- Short exercise
Without altering anything, repeat each of the records.

═════ Input records ═════

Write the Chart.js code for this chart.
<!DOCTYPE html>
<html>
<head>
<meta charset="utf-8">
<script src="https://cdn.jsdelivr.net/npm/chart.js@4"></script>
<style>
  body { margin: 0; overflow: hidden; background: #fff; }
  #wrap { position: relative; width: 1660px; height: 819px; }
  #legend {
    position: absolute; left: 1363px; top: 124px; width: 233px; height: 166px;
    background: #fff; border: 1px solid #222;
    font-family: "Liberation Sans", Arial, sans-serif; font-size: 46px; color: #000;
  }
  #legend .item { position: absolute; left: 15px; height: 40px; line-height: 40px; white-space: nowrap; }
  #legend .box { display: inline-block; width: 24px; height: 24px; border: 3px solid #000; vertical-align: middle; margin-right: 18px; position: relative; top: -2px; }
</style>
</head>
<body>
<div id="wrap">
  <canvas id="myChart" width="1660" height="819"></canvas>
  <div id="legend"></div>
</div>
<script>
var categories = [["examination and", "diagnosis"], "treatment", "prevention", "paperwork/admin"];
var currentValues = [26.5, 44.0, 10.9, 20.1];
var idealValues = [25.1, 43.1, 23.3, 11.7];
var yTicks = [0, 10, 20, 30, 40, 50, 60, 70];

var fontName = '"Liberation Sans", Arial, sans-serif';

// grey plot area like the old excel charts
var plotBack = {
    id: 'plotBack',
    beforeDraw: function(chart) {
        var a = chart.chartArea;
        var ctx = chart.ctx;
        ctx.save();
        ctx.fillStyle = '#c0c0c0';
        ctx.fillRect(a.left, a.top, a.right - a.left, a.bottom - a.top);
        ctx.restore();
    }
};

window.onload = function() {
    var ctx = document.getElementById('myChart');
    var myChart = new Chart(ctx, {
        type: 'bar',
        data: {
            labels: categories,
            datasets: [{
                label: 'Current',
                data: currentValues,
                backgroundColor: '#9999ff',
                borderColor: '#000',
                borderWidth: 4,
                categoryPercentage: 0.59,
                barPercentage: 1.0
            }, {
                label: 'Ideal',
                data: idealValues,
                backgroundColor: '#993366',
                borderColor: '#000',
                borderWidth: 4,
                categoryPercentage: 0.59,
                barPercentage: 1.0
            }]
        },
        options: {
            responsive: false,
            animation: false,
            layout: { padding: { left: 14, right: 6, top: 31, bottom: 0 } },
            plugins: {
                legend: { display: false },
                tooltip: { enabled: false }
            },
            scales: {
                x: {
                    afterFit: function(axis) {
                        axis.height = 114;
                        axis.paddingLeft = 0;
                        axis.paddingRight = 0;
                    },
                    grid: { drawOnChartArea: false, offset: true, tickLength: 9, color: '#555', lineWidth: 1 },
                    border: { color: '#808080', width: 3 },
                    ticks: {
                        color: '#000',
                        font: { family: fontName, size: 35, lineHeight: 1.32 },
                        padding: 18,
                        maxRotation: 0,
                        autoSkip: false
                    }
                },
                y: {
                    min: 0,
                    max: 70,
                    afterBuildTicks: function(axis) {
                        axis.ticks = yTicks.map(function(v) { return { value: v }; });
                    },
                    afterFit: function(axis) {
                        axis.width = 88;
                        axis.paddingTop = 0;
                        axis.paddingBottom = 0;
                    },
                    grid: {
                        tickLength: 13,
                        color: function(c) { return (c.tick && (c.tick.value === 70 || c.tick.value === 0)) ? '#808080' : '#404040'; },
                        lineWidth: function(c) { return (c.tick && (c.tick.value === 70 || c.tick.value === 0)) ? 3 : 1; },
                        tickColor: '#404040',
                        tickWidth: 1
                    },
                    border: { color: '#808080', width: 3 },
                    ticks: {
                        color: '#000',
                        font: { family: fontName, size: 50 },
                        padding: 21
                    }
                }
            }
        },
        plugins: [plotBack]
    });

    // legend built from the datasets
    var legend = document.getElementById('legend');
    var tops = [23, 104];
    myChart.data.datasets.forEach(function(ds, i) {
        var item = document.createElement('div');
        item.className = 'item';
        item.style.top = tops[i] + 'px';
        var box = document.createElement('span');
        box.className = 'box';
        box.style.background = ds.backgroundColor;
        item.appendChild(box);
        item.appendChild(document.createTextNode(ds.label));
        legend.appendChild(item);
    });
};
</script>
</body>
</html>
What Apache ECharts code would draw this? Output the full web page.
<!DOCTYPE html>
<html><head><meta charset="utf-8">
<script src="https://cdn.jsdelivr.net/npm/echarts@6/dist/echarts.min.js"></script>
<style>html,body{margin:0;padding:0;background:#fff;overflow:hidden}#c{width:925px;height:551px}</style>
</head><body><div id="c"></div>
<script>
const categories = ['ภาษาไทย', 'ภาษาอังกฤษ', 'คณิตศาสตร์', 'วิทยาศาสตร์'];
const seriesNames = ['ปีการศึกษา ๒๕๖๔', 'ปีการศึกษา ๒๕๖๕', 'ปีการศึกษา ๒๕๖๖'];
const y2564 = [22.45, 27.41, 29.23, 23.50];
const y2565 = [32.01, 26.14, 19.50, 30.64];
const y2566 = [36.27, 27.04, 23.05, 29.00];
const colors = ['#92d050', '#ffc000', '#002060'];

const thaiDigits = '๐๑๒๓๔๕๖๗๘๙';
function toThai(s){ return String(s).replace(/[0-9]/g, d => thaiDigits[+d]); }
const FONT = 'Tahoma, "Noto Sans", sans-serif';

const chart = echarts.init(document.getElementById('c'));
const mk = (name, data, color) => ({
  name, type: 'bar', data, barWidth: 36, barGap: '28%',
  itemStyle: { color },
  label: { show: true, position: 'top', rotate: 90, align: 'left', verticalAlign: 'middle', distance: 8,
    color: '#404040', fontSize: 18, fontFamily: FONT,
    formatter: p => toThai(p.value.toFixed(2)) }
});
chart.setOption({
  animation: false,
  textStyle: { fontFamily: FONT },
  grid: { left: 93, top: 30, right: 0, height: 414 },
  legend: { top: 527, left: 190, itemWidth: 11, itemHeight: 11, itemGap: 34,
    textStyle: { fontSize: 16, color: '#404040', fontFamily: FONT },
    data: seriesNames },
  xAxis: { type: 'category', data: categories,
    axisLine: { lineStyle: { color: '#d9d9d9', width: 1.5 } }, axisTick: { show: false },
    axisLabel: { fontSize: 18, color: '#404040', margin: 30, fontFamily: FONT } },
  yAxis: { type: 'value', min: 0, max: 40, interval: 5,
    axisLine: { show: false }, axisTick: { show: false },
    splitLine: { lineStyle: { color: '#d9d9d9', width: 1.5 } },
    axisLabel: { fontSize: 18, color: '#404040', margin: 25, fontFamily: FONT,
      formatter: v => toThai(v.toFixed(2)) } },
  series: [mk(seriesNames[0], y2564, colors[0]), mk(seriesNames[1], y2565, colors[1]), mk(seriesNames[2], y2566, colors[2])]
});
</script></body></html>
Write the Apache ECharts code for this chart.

═════

- Answer below
Write the Chart.js code for this chart.
<!DOCTYPE html>
<html>
<head>
<meta charset="utf-8">
<script src="https://cdn.jsdelivr.net/npm/chart.js@4"></script>
<style>
  body { margin: 0; overflow: hidden; background: #fff; }
  #wrap { position: relative; width: 1660px; height: 819px; }
  #legend {
    position: absolute; left: 1363px; top: 124px; width: 233px; height: 166px;
    background: #fff; border: 1px solid #222;
    font-family: "Liberation Sans", Arial, sans-serif; font-size: 46px; color: #000;
  }
  #legend .item { position: absolute; left: 15px; height: 40px; line-height: 40px; white-space: nowrap; }
  #legend .box { display: inline-block; width: 24px; height: 24px; border: 3px solid #000; vertical-align: middle; margin-right: 18px; position: relative; top: -2px; }
</style>
</head>
<body>
<div id="wrap">
  <canvas id="myChart" width="1660" height="819"></canvas>
  <div id="legend"></div>
</div>
<script>
var categories = [["examination and", "diagnosis"], "treatment", "prevention", "paperwork/admin"];
var currentValues = [26.5, 44.0, 10.9, 20.1];
var idealValues = [25.1, 43.1, 23.3, 11.7];
var yTicks = [0, 10, 20, 30, 40, 50, 60, 70];

var fontName = '"Liberation Sans", Arial, sans-serif';

// grey plot area like the old excel charts
var plotBack = {
    id: 'plotBack',
    beforeDraw: function(chart) {
        var a = chart.chartArea;
        var ctx = chart.ctx;
        ctx.save();
        ctx.fillStyle = '#c0c0c0';
        ctx.fillRect(a.left, a.top, a.right - a.left, a.bottom - a.top);
        ctx.restore();
    }
};

window.onload = function() {
    var ctx = document.getElementById('myChart');
    var myChart = new Chart(ctx, {
        type: 'bar',
        data: {
            labels: categories,
            datasets: [{
                label: 'Current',
                data: currentValues,
                backgroundColor: '#9999ff',
                borderColor: '#000',
                borderWidth: 4,
                categoryPercentage: 0.59,
                barPercentage: 1.0
            }, {
                label: 'Ideal',
                data: idealValues,
                backgroundColor: '#993366',
                borderColor: '#000',
                borderWidth: 4,
                categoryPercentage: 0.59,
                barPercentage: 1.0
            }]
        },
        options: {
            responsive: false,
            animation: false,
            layout: { padding: { left: 14, right: 6, top: 31, bottom: 0 } },
            plugins: {
                legend: { display: false },
                tooltip: { enabled: false }
            },
            scales: {
                x: {
                    afterFit: function(axis) {
                        axis.height = 114;
                        axis.paddingLeft = 0;
                        axis.paddingRight = 0;
                    },
                    grid: { drawOnChartArea: false, offset: true, tickLength: 9, color: '#555', lineWidth: 1 },
                    border: { color: '#808080', width: 3 },
                    ticks: {
                        color: '#000',
                        font: { family: fontName, size: 35, lineHeight: 1.32 },
                        padding: 18,
                        maxRotation: 0,
                        autoSkip: false
                    }
                },
                y: {
                    min: 0,
                    max: 70,
                    afterBuildTicks: function(axis) {
                        axis.ticks = yTicks.map(function(v) { return { value: v }; });
                    },
                    afterFit: function(axis) {
                        axis.width = 88;
                        axis.paddingTop = 0;
                        axis.paddingBottom = 0;
                    },
                    grid: {
                        tickLength: 13,
                        color: function(c) { return (c.tick && (c.tick.value === 70 || c.tick.value === 0)) ? '#808080' : '#404040'; },
                        lineWidth: function(c) { return (c.tick && (c.tick.value === 70 || c.tick.value === 0)) ? 3 : 1; },
                        tickColor: '#404040',
                        tickWidth: 1
                    },
                    border: { color: '#808080', width: 3 },
                    ticks: {
                        color: '#000',
                        font: { family: fontName, size: 50 },
                        padding: 21
                    }
                }
            }
        },
        plugins: [plotBack]
    });

    // legend built from the datasets
    var legend = document.getElementById('legend');
    var tops = [23, 104];
    myChart.data.datasets.forEach(function(ds, i) {
        var item = document.createElement('div');
        item.className = 'item';
        item.style.top = tops[i] + 'px';
        var box = document.createElement('span');
        box.className = 'box';
        box.style.background = ds.backgroundColor;
        item.appendChild(box);
        item.appendChild(document.createTextNode(ds.label));
        legend.appendChild(item);
    });
};
</script>
</body>
</html>
What Apache ECharts code would draw this? Output the full web page.
<!DOCTYPE html>
<html><head><meta charset="utf-8">
<script src="https://cdn.jsdelivr.net/npm/echarts@6/dist/echarts.min.js"></script>
<style>html,body{margin:0;padding:0;background:#fff;overflow:hidden}#c{width:925px;height:551px}</style>
</head><body><div id="c"></div>
<script>
const categories = ['ภาษาไทย', 'ภาษาอังกฤษ', 'คณิตศาสตร์', 'วิทยาศาสตร์'];
const seriesNames = ['ปีการศึกษา ๒๕๖๔', 'ปีการศึกษา ๒๕๖๕', 'ปีการศึกษา ๒๕๖๖'];
const y2564 = [22.45, 27.41, 29.23, 23.50];
const y2565 = [32.01, 26.14, 19.50, 30.64];
const y2566 = [36.27, 27.04, 23.05, 29.00];
const colors = ['#92d050', '#ffc000', '#002060'];

const thaiDigits = '๐๑๒๓๔๕๖๗๘๙';
function toThai(s){ return String(s).replace(/[0-9]/g, d => thaiDigits[+d]); }
const FONT = 'Tahoma, "Noto Sans", sans-serif';

const chart = echarts.init(document.getElementById('c'));
const mk = (name, data, color) => ({
  name, type: 'bar', data, barWidth: 36, barGap: '28%',
  itemStyle: { color },
  label: { show: true, position: 'top', rotate: 90, align: 'left', verticalAlign: 'middle', distance: 8,
    color: '#404040', fontSize: 18, fontFamily: FONT,
    formatter: p => toThai(p.value.toFixed(2)) }
});
chart.setOption({
  animation: false,
  textStyle: { fontFamily: FONT },
  grid: { left: 93, top: 30, right: 0, height: 414 },
  legend: { top: 527, left: 190, itemWidth: 11, itemHeight: 11, itemGap: 34,
    textStyle: { fontSize: 16, color: '#404040', fontFamily: FONT },
    data: seriesNames },
  xAxis: { type: 'category', data: categories,
    axisLine: { lineStyle: { color: '#d9d9d9', width: 1.5 } }, axisTick: { show: false },
    axisLabel: { fontSize: 18, color: '#404040', margin: 30, fontFamily: FONT } },
  yAxis: { type: 'value', min: 0, max: 40, interval: 5,
    axisLine: { show: false }, axisTick: { show: false },
    splitLine: { lineStyle: { color: '#d9d9d9', width: 1.5 } },
    axisLabel: { fontSize: 18, color: '#404040', margin: 25, fontFamily: FONT,
      formatter: v => toThai(v.toFixed(2)) } },
  series: [mk(seriesNames[0], y2564, colors[0]), mk(seriesNames[1], y2565, colors[1]), mk(seriesNames[2], y2566, colors[2])]
});
</script></body></html>
Write the Apache ECharts code for this chart.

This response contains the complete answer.